Additional Considerations

(thanks to Alex Whitcroft)

  • Raise them off the ground to stop them rotting.
  • Get the windows to open.
  • Insulation should NOT be put directly against the metal roofing as this can get hot enough to ignite the insulation. A 2 inch air gap should be allowed. This air gap should be vented to allow it to cool and not mould. "House wrap"/"Tyvek" can be used to retail the insulation and stop it touching the metal. I would suggest 8-12 inches of natural insulation like cellulose - you could halve this thickness if you used synthetic/polymer foam insulation.
  • Should also find a way to protect all of the wood boards from the elements as they won't last long otherwise. Large roof overhangs or hardier wooden or metal cladding are both options.
  • If you are going to put them next to each other, ideally you would put gutters between them rather than having all the water draining to the ground between them. the metal roofing would want to be adapted to create a drip line at maybe waste level where shared gutter could be fitted between each hut. May sure that this gutter is oversized to prevent any water overflowing the sides in heavy rain and also, ideally, make sure that if any water did overflow it would not damage the structure.
  • Possible Modification: increase the height to make bunk beds possible on each side. This may result in the curve of the roof starting higher up and having a shallow/flatter curve on top. This should be fine.
  • Make sure also that all the water that lands on the roof can drain. As the corrugations run length-ways the top-most dips may well hold some water. This will eventually cause the metal to corrode through, even if you use galvanized steel. If you are going to use corrugated metal then you should provide a way for the water to drain off at one of the ends (not over the door).
  • You shouldn't need to use corrugated metal. Thin flat sheet should also work, although will move more and therefore may be more noisy.

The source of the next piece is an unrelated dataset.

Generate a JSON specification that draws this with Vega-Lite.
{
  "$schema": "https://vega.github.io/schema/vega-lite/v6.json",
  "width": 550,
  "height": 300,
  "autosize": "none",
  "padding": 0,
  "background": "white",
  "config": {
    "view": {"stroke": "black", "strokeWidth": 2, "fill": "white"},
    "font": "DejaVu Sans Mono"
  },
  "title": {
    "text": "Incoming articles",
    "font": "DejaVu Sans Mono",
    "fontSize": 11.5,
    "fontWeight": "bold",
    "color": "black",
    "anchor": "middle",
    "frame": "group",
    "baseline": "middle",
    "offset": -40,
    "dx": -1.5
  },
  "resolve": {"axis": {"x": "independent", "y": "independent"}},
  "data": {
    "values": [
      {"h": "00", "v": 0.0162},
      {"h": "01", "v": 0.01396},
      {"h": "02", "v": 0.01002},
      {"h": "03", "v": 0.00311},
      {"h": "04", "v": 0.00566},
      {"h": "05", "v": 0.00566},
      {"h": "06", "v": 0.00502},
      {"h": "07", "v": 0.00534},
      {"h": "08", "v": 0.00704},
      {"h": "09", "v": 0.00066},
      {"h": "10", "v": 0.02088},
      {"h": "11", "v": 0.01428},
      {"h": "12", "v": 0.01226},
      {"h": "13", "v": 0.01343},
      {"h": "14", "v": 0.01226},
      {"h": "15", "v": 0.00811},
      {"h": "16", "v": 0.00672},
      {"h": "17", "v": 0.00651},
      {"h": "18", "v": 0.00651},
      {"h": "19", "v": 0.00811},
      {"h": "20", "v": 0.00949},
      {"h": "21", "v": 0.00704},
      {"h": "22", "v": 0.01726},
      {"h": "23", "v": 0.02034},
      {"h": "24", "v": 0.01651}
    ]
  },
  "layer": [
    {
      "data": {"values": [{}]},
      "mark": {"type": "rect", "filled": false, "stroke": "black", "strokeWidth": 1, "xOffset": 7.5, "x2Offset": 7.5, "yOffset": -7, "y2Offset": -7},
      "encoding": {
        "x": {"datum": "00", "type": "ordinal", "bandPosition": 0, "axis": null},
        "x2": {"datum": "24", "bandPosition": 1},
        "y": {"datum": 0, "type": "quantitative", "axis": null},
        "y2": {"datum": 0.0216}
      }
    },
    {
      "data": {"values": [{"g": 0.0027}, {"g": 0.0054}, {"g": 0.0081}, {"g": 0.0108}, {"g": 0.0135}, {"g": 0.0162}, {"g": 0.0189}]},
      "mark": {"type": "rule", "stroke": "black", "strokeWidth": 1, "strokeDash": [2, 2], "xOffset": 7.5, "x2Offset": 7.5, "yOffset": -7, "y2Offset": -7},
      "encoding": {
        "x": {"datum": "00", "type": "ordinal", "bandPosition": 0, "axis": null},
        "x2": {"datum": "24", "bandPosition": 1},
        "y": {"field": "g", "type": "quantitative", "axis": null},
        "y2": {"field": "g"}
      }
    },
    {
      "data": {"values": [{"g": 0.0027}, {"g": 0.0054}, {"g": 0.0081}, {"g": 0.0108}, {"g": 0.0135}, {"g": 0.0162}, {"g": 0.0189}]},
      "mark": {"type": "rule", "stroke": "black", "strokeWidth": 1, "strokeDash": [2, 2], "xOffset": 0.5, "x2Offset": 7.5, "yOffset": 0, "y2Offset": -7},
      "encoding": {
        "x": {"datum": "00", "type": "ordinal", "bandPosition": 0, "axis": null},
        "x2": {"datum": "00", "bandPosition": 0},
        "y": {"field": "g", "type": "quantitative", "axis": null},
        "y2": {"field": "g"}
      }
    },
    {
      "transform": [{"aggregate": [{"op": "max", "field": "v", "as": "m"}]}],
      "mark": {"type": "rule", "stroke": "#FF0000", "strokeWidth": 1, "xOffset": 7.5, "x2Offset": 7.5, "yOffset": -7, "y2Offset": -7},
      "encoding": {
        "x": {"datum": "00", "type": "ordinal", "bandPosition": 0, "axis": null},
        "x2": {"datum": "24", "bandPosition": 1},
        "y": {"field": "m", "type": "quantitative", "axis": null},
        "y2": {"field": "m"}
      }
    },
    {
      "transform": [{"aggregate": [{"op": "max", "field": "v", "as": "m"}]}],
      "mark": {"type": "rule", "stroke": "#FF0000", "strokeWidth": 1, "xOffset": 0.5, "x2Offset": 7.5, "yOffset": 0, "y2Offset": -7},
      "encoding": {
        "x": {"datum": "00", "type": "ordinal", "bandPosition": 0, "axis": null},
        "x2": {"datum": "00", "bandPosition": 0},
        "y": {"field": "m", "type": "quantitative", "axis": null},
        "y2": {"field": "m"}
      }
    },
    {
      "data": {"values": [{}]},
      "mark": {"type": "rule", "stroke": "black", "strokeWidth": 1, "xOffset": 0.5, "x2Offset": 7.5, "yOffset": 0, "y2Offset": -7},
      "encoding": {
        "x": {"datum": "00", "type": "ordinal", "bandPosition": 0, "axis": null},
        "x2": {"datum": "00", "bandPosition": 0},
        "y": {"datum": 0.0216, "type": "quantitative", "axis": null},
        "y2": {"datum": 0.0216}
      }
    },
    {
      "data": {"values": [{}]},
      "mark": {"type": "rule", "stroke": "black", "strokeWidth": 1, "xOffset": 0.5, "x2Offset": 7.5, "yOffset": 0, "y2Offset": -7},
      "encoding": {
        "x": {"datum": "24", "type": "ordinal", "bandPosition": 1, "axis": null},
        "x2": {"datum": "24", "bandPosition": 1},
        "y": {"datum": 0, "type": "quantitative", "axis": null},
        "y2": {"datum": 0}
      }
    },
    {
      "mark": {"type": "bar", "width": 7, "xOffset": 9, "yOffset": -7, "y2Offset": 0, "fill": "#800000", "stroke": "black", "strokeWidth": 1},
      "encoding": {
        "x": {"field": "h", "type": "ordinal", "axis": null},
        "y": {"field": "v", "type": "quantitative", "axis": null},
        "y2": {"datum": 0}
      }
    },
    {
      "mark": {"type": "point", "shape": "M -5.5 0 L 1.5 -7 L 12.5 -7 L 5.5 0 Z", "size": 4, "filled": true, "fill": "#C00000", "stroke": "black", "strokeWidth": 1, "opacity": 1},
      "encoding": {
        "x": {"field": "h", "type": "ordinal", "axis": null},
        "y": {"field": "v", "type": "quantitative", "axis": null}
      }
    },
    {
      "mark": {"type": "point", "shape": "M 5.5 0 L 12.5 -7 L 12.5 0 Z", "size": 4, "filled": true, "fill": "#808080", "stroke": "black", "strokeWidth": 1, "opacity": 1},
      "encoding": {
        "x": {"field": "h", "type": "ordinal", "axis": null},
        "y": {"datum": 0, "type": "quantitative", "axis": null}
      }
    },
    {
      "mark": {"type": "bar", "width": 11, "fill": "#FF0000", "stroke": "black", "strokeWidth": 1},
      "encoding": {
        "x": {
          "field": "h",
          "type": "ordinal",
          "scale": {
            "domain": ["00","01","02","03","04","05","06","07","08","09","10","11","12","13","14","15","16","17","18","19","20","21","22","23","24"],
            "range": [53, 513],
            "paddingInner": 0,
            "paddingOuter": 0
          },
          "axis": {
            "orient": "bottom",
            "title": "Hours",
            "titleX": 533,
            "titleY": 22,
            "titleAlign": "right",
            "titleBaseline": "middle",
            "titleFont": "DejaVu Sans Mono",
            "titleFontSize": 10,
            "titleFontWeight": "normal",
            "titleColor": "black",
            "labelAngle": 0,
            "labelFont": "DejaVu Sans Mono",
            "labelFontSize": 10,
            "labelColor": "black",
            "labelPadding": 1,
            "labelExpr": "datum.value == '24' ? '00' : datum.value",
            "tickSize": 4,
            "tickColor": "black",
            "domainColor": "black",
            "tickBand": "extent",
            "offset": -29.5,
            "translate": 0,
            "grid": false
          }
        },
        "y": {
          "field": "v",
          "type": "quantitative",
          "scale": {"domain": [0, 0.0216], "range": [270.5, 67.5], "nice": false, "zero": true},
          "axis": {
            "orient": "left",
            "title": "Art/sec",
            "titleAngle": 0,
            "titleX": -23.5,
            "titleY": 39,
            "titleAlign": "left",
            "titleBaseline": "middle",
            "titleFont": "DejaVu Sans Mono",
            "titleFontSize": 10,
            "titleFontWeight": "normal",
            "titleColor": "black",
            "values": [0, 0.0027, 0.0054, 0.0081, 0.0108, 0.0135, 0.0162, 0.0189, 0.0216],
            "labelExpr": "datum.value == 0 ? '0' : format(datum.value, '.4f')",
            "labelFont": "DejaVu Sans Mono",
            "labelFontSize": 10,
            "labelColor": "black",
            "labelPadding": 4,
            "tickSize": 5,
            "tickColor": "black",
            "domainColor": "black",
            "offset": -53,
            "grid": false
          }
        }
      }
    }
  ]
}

  • If they could be located with any sun-exposed glazing facing south, that would be good. Given the small windows this is not essential and if the main social structure (which I'm assuming is adjacent) faces south if it plans to be walled in at some stage then that would be worth more.
  • I would suggest designing the spans/post spacings of the larger roof structure to be a nice round number of "hut modules" if they are to be interconnected, etc at some stage. Eg: 3 huts fits between each pair of posts. This will mean you only have one set of measurement to work out and the overall look of the structure will be better.
  • You may find it easier to build one larger roof over all the huts too and then you only need to build walls and floor for the huts.